- City-sized dimensions
- Turbo four's excellent
- Audi Connect for the in-car wifi win
- Pert handling
- Cabin's tight for four, much less five
- Really a hatchback, in style and cargo space
- Fuel economy is just average
The 2015 Audi Q3 stakes out its claim in compact-crossover territory, with Google Earth to map the way.
The 2015 Audi Q3 is the German automaker's smallest SUV--and it doesn't arrive a moment too soon, what with the BMW X1, Mercedes GLA, and Buick Encore already swarming into the small end of the compact-crossover niche.
Audi's typical SUV silhouette scales down for the new 2015 Q3 (and it has an obvious admirer in the new Lincoln MKC). Of course, it's more stubby than the Q5 or Q7, but pleasingly predictable, with LED turn signals and a wraparound tailgate. The interior's a relative of the one installed in the new Audi A3, which is a distant cousin of the new crossover.
In U.S. spec, the 2015 Q3 is outfitted with just one powertrain. A 200-horsepower, turbocharged and direct-injected 2.0-liter four-cylinder twists out 207 pound-feet of torque, and the power's channeled through a six-speed automatic transmission. Front-wheel drive is the base configuration, but Audi's ubiquitous all-wheel drive is a $2,100 option. Audi makes its Drive Select an option: it allows drivers to tweak steering, transmission, and throttle settings for more gentle or more vigorous driving feel. In all, the Q3 has the tidy road manners you'd expect for its brand and its size--it has some of the better ride quality of the bigger Q5, compared to its direct German rival.

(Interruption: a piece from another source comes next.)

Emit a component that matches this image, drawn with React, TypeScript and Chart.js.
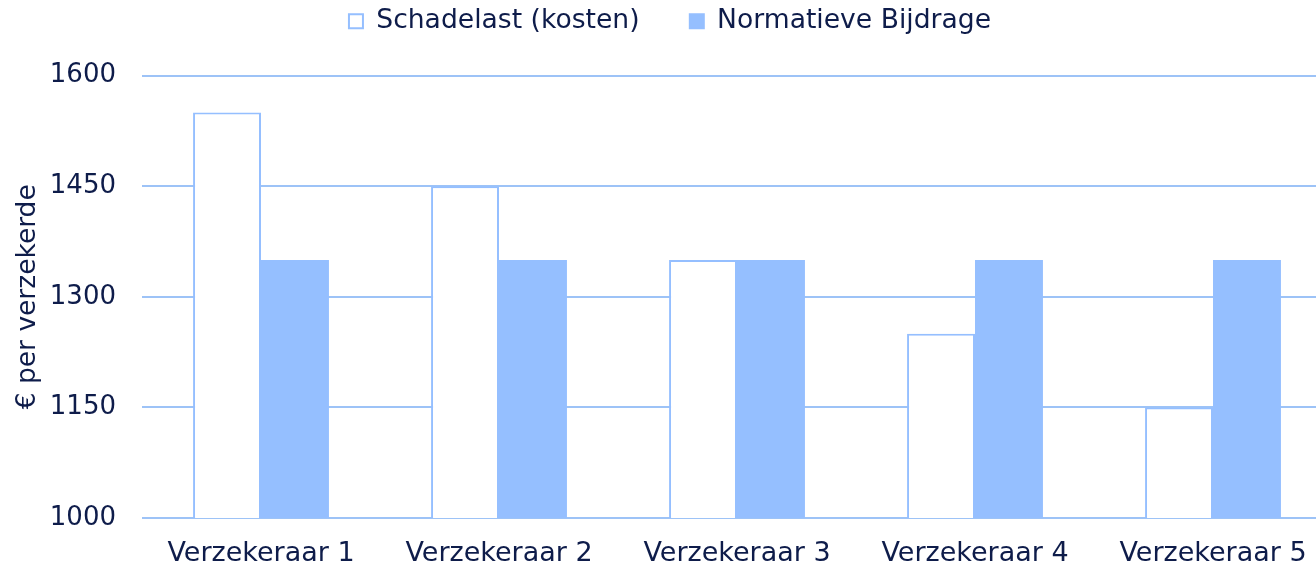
import React, { useEffect, useRef } from "react";
import { Chart, registerables } from "chart.js";

Chart.register(...registerables);

const categories = ["Verzekeraar 1", "Verzekeraar 2", "Verzekeraar 3", "Verzekeraar 4", "Verzekeraar 5"];
const schadelast = [1550, 1450, 1350, 1250, 1150];
const normatieveBijdrage = [1350, 1350, 1350, 1350, 1350];
const seriesNames = ["Schadelast (kosten)", "Normatieve Bijdrage"];
const yTicks = [1000, 1150, 1300, 1450, 1600];
const yTitle = "€ per verzekerde";

const FONT = "'DejaVu Sans', Verdana, sans-serif";
const TEXT = "#0E1C4A";
const BLUE = "#95BFFF";
const GRID = "#9DC3F7";

const legendSpacer = {
  id: "legendSpacer",
  beforeUpdate(chart: any) {
    const lg = chart.legend;
    if (lg && !lg.__patched) {
      const orig = lg.fit;
      lg.fit = function (this: any) {
        orig.call(this);
        this.height += 31;
      };
      lg.__patched = true;
    }
  },
};

export default function App() {
  const ref = useRef<HTMLCanvasElement | null>(null);
  useEffect(() => {
    if (!ref.current) return;
    const chart = new Chart(ref.current, {
      type: "bar",
      data: {
        labels: categories,
        datasets: [
          {
            label: seriesNames[0],
            data: schadelast,
            backgroundColor: "#FFFFFF",
            borderColor: BLUE,
            borderWidth: 2,
            barPercentage: 1,
            categoryPercentage: 0.571,
          },
          {
            label: seriesNames[1],
            data: normatieveBijdrage,
            backgroundColor: BLUE,
            borderColor: BLUE,
            borderWidth: 0,
            barPercentage: 1,
            categoryPercentage: 0.571,
          },
        ],
      },
      plugins: [legendSpacer],
      options: {
        responsive: false,
        animation: false,
        layout: { padding: { left: 8, right: 8, top: 0, bottom: 0 } },
        plugins: {
          tooltip: { enabled: false },
          legend: {
            position: "top",
            labels: {
              color: TEXT,
              font: { family: FONT, size: 26.6 },
              boxWidth: 14,
              boxHeight: 14,
              padding: 8,
              generateLabels: (c: any) =>
                c.data.datasets.map((d: any, i: number) => ({
                  text: i === 0 ? d.label + "     " : d.label,
                  fillStyle: d.backgroundColor,
                  strokeStyle: BLUE,
                  lineWidth: 2,
                  fontColor: TEXT,
                  datasetIndex: i,
                  hidden: false,
                })),
            },
          },
        },
        scales: {
          x: {
            grid: { display: false, drawTicks: false },
            border: { display: false },
            afterFit: (s: any) => {
              s.height = 48;
            },
            ticks: {
              color: TEXT,
              padding: 22,
              font: { family: FONT, size: 27, lineHeight: 1.0 },
              maxRotation: 0,
              autoSkip: false,
            },
          },
          y: {
            min: 1000,
            max: 1600,
            afterBuildTicks: (s: any) => {
              s.ticks = yTicks.map((v) => ({ value: v }));
            },
            afterFit: (s: any) => {
              s.width = 134;
            },
            grid: { color: GRID, lineWidth: 2, drawTicks: false },
            border: { display: false },
            ticks: {
              color: TEXT,
              padding: 26,
              font: { family: FONT, size: 26 },
              callback: (v: any) => String(v),
            },
            title: {
              display: true,
              text: yTitle,
              color: TEXT,
              font: { family: FONT, size: 26.5, lineHeight: 1.2 },
              padding: { top: 4, bottom: 4 },
            },
          },
        },
      },
    });
    return () => chart.destroy();
  }, []);
  return (
    <div style={{ position: "fixed", left: 0, top: 0, width: 1316, height: 566, overflow: "hidden", background: "#fff" }}>
      <canvas ref={ref} width={1340} height={566} style={{ display: "block", width: 1340, height: 566 }} />
    </div>
  );
}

Audi claims seating for five in the 2015 Q3, though we think it's best for two adults and two or three small, young passengers. Headroom is compromised by the standard sunroof, but Audi's swell (and optional) sport seats supply great comfort and bolstering. Rear-seat knee room and head room are in tight supply for bigger passengers. The cargo area offers luggage capacity of 16.2 cubic feet behind the rear seat; folding down the split rear seatbacks increases this capacity to 48.2 cu ft, fine for a weekend's worth of luggage for two, or a mid-month run to the big-box store.
No crash-test scores are available. The Q3's safety features include available rear side airbags and a Driver Assistance package with parking aids and a rearview camera--it's not standard--as well as blind-spot monitors.
Other standard features include 18-inch wheels (19-inch wheels are offered), a sunroof, xenon headlights, LED interior lighting, 12-way power-adjustable front seats with heating, and leather trim. The basic sound system has satellite and HD radio and Bluetooth streaming, but you'll immediately miss the missing USB port, only offered on Q3s with navigation.
There’s a long list of options with the new Q3. Some highlights are Audi’s MMI navigation plus system with a 7.0-inch display, a powered tailgate, and a Bose sound system with 14 speakers. Audi Connect adds in-car data services (now powered by AT&T as a Mobile Share device on your plan), wireless hotspot functionality, Google Earth mapping, and Google Local Search by voice.
Pricing for the Q3 starts at about $33,500, reaching into the $40,000 range for a well-equipped Prestige-trim vehicle with the rearview camera package.